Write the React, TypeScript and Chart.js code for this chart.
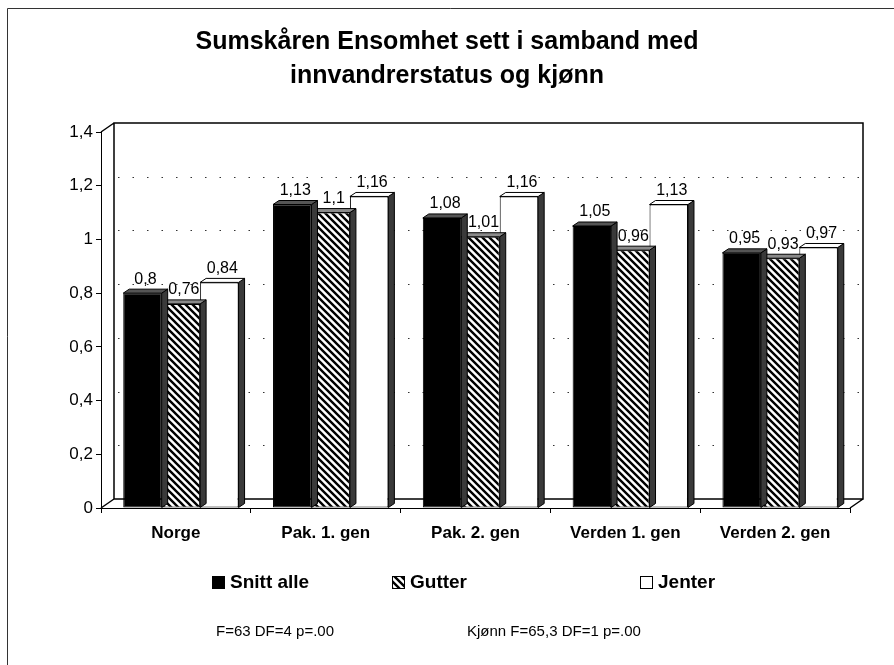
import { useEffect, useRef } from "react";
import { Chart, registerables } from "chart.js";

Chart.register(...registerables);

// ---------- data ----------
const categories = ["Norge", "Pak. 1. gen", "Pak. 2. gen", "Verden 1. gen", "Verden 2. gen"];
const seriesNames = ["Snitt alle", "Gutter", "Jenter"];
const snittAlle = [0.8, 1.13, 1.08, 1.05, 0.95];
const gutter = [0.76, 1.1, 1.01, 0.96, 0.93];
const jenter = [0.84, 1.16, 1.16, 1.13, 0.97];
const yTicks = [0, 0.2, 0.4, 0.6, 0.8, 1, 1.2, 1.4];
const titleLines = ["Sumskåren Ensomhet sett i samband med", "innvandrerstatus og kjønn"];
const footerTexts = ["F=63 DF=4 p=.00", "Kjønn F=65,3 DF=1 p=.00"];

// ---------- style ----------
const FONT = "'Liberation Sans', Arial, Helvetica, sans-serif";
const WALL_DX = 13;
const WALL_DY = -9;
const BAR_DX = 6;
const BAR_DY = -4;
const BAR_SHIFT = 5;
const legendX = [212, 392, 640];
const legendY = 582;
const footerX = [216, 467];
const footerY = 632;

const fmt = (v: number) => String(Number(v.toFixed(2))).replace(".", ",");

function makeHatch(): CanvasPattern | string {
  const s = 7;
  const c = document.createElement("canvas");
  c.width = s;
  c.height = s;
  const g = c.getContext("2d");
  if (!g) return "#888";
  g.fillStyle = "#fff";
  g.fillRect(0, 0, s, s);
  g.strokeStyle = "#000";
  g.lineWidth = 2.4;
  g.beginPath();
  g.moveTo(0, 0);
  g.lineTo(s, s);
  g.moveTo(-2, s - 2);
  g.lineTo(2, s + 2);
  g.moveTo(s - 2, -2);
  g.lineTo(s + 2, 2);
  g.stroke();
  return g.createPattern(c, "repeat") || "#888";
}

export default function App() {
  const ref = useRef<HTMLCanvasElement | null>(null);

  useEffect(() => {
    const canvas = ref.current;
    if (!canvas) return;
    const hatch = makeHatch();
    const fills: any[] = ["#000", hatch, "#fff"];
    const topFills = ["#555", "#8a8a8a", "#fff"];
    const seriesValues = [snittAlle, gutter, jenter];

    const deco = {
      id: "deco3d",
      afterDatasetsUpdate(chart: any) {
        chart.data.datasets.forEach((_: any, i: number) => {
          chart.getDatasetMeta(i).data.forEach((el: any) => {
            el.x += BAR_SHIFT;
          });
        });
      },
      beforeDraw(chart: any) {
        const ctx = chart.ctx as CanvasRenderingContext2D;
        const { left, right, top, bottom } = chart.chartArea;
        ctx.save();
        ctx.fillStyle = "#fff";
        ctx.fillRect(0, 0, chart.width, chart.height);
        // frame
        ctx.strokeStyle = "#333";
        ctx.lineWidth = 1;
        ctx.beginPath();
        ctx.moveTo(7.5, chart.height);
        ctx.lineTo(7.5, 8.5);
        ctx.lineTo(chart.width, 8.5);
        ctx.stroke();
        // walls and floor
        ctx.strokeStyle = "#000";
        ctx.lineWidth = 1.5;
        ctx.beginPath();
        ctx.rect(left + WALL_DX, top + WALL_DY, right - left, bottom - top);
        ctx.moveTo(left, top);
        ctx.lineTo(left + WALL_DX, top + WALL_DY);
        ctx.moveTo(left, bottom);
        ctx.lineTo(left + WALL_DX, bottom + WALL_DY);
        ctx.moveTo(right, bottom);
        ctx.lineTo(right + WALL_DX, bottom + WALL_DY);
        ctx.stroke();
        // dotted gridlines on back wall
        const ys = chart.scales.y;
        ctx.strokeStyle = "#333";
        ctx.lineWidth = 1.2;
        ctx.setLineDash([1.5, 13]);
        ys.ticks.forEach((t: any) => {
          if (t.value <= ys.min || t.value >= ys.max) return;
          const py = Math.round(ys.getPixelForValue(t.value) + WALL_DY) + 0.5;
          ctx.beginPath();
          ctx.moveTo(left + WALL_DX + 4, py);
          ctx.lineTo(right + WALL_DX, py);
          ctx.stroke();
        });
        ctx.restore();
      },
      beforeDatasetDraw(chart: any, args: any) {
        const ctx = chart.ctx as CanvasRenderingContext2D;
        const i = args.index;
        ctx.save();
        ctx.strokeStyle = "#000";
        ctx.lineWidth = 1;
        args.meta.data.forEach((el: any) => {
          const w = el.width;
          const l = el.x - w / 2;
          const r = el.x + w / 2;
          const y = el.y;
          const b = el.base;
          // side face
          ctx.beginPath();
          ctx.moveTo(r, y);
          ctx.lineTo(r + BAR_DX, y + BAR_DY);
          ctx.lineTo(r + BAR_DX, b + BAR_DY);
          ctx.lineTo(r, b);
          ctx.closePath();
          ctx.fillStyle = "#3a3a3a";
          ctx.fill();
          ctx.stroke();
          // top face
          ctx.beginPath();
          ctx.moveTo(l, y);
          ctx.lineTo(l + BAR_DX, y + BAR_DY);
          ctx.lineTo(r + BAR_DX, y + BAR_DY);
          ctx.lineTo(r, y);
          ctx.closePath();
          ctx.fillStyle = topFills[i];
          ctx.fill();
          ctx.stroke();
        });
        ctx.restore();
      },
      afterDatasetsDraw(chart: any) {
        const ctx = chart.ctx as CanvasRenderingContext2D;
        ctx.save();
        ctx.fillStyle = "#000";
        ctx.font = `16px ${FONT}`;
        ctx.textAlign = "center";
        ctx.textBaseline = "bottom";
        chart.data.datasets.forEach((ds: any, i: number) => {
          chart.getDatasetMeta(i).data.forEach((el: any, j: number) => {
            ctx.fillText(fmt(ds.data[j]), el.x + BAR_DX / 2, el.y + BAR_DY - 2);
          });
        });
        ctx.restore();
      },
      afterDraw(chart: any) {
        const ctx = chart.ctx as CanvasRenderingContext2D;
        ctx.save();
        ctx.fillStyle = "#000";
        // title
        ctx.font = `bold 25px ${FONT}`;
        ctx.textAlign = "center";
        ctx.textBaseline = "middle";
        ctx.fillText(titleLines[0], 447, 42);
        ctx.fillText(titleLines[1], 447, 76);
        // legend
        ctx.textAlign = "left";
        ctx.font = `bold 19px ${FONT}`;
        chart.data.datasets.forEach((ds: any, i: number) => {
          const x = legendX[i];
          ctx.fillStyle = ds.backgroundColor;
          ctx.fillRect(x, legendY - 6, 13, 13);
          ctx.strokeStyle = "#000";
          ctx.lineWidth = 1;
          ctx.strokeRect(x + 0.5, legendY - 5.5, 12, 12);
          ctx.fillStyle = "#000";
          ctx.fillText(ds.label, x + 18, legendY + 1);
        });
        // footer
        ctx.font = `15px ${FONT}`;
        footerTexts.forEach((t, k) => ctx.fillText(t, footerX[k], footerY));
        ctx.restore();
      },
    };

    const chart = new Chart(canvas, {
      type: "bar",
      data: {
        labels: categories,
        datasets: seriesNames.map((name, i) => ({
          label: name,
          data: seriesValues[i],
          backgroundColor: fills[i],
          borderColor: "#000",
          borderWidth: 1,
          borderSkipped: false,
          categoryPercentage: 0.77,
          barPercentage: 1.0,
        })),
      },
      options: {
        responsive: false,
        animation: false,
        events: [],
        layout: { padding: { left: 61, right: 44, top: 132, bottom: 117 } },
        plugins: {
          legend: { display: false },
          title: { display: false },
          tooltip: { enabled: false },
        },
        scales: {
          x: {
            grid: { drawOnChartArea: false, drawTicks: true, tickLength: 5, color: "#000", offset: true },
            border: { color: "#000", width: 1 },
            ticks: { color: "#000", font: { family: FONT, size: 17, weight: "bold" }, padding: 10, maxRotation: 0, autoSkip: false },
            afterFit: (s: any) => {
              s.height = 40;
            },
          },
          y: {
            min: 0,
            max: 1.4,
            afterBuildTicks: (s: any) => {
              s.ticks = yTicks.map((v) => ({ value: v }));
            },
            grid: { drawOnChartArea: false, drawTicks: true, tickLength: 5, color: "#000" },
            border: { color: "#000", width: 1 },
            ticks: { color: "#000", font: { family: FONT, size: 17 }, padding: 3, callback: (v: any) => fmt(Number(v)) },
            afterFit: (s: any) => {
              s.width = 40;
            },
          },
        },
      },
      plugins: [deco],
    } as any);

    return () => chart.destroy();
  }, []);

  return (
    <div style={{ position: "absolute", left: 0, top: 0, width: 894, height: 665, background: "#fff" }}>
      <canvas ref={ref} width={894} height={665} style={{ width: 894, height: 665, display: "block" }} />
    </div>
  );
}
--- --- ---
From the first line of the listing above, repeat every line through the one holding "const fmt = (v: number)". Both ends count, and pictures stay out.

RESULT OF THIS EXERCISE =
Write the React, TypeScript and Chart.js code for this chart.
import { useEffect, useRef } from "react";
import { Chart, registerables } from "chart.js";

Chart.register(...registerables);

// ---------- data ----------
const categories = ["Norge", "Pak. 1. gen", "Pak. 2. gen", "Verden 1. gen", "Verden 2. gen"];
const seriesNames = ["Snitt alle", "Gutter", "Jenter"];
const snittAlle = [0.8, 1.13, 1.08, 1.05, 0.95];
const gutter = [0.76, 1.1, 1.01, 0.96, 0.93];
const jenter = [0.84, 1.16, 1.16, 1.13, 0.97];
const yTicks = [0, 0.2, 0.4, 0.6, 0.8, 1, 1.2, 1.4];
const titleLines = ["Sumskåren Ensomhet sett i samband med", "innvandrerstatus og kjønn"];
const footerTexts = ["F=63 DF=4 p=.00", "Kjønn F=65,3 DF=1 p=.00"];

// ---------- style ----------
const FONT = "'Liberation Sans', Arial, Helvetica, sans-serif";
const WALL_DX = 13;
const WALL_DY = -9;
const BAR_DX = 6;
const BAR_DY = -4;
const BAR_SHIFT = 5;
const legendX = [212, 392, 640];
const legendY = 582;
const footerX = [216, 467];
const footerY = 632;

const fmt = (v: number) => String(Number(v.toFixed(2))).replace(".", ",");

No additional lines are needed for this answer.